● Aim of the task: Once the pictures are set aside, transcribe the remaining data exactly.

● Collected data:
[START]

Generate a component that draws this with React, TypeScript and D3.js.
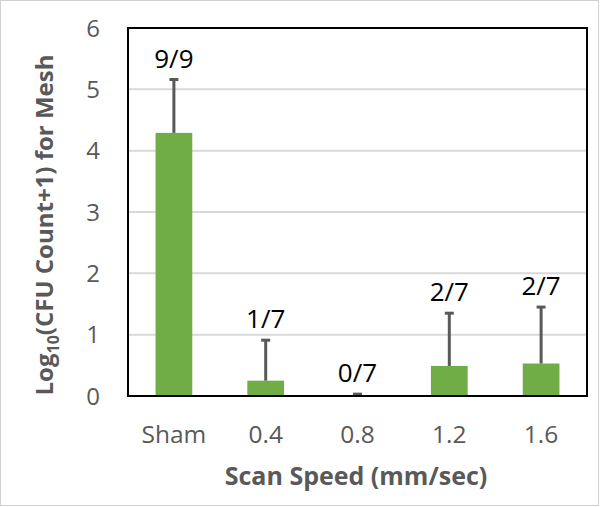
import React from "react";
import * as d3 from "d3";

const categories = ["Sham", "0.4", "0.8", "1.2", "1.6"];
const values = [4.29, 0.25, 0.0, 0.49, 0.53];
const errors = [0.87, 0.66, 0.03, 0.86, 0.92];
const labels = ["9/9", "1/7", "0/7", "2/7", "2/7"];
const yTicks = [0, 1, 2, 3, 4, 5, 6];

const W = 600;
const H = 507;
const left = 128;
const right = 587;
const top = 28;
const bottom = 396;

export default function App() {
  const x = d3.scaleBand<string>().domain(categories).range([left, right]).paddingInner(0.6).paddingOuter(0.3);
  const y = d3.scaleLinear().domain([0, 6]).range([bottom, top]);
  const font = "'Open Sans', sans-serif";
  const grey = "#595959";
  return (
    <svg width={W} height={H} style={{ position: "absolute", left: 0, top: 0, background: "#fff" }} fontFamily={font}>
      <rect x={0.5} y={0.5} width={W - 2} height={H - 2} fill="#fff" stroke="#d0d0d0" strokeWidth={1} />
      {yTicks.filter((t) => t > 0 && t < 6).map((t) => (
        <line key={t} x1={left} x2={right} y1={y(t)} y2={y(t)} stroke="#d9d9d9" strokeWidth={2} />
      ))}
      {yTicks.map((t) => (
        <text key={t} x={100} y={y(t)} dy="0.36em" textAnchor="end" fontSize={24} fill={grey}>
          {t}
        </text>
      ))}
      {categories.map((c, i) => {
        const cx = (x(c) as number) + x.bandwidth() / 2;
        const yv = y(values[i]);
        const ye = y(values[i] + errors[i]);
        return (
          <g key={c}>
            <rect x={x(c)} y={yv} width={x.bandwidth()} height={bottom - yv} fill="#70AD47" />
            <line x1={cx} x2={cx} y1={yv} y2={ye} stroke={grey} strokeWidth={3} />
            <line x1={cx - 4.5} x2={cx + 4.5} y1={ye} y2={ye} stroke={grey} strokeWidth={3} />
            <text x={cx} y={ye - 12} textAnchor="middle" fontSize={26} fill="#000">
              {labels[i]}
            </text>
            <text x={cx} y={443} textAnchor="middle" fontSize={24.5} fill={grey}>
              {c}
            </text>
          </g>
        );
      })}
      <rect x={left} y={top} width={right - left} height={bottom - top} fill="none" stroke="#000" strokeWidth={2} />
      <text x={356} y={485} textAnchor="middle" fontSize={25} fontWeight="bold" fill={grey}>
        Scan Speed (mm/sec)
      </text>
      <text transform={`translate(53, 225) rotate(-90)`} textAnchor="middle" fontSize={24} fontWeight="bold" fill={grey}>
        Log
        <tspan fontSize={16} dy={6}>10</tspan>
        <tspan dy={-6}>(CFU Count+1) for Mesh</tspan>
      </text>
    </svg>
  );
}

[END]

● Full output:
Generate a component that draws this with React, TypeScript and D3.js.
import React from "react";
import * as d3 from "d3";

const categories = ["Sham", "0.4", "0.8", "1.2", "1.6"];
const values = [4.29, 0.25, 0.0, 0.49, 0.53];
const errors = [0.87, 0.66, 0.03, 0.86, 0.92];
const labels = ["9/9", "1/7", "0/7", "2/7", "2/7"];
const yTicks = [0, 1, 2, 3, 4, 5, 6];

const W = 600;
const H = 507;
const left = 128;
const right = 587;
const top = 28;
const bottom = 396;

export default function App() {
  const x = d3.scaleBand<string>().domain(categories).range([left, right]).paddingInner(0.6).paddingOuter(0.3);
  const y = d3.scaleLinear().domain([0, 6]).range([bottom, top]);
  const font = "'Open Sans', sans-serif";
  const grey = "#595959";
  return (
    <svg width={W} height={H} style={{ position: "absolute", left: 0, top: 0, background: "#fff" }} fontFamily={font}>
      <rect x={0.5} y={0.5} width={W - 2} height={H - 2} fill="#fff" stroke="#d0d0d0" strokeWidth={1} />
      {yTicks.filter((t) => t > 0 && t < 6).map((t) => (
        <line key={t} x1={left} x2={right} y1={y(t)} y2={y(t)} stroke="#d9d9d9" strokeWidth={2} />
      ))}
      {yTicks.map((t) => (
        <text key={t} x={100} y={y(t)} dy="0.36em" textAnchor="end" fontSize={24} fill={grey}>
          {t}
        </text>
      ))}
      {categories.map((c, i) => {
        const cx = (x(c) as number) + x.bandwidth() / 2;
        const yv = y(values[i]);
        const ye = y(values[i] + errors[i]);
        return (
          <g key={c}>
            <rect x={x(c)} y={yv} width={x.bandwidth()} height={bottom - yv} fill="#70AD47" />
            <line x1={cx} x2={cx} y1={yv} y2={ye} stroke={grey} strokeWidth={3} />
            <line x1={cx - 4.5} x2={cx + 4.5} y1={ye} y2={ye} stroke={grey} strokeWidth={3} />
            <text x={cx} y={ye - 12} textAnchor="middle" fontSize={26} fill="#000">
              {labels[i]}
            </text>
            <text x={cx} y={443} textAnchor="middle" fontSize={24.5} fill={grey}>
              {c}
            </text>
          </g>
        );
      })}
      <rect x={left} y={top} width={right - left} height={bottom - top} fill="none" stroke="#000" strokeWidth={2} />
      <text x={356} y={485} textAnchor="middle" fontSize={25} fontWeight="bold" fill={grey}>
        Scan Speed (mm/sec)
      </text>
      <text transform={`translate(53, 225) rotate(-90)`} textAnchor="middle" fontSize={24} fontWeight="bold" fill={grey}>
        Log
        <tspan fontSize={16} dy={6}>10</tspan>
        <tspan dy={-6}>(CFU Count+1) for Mesh</tspan>
      </text>
    </svg>
  );
}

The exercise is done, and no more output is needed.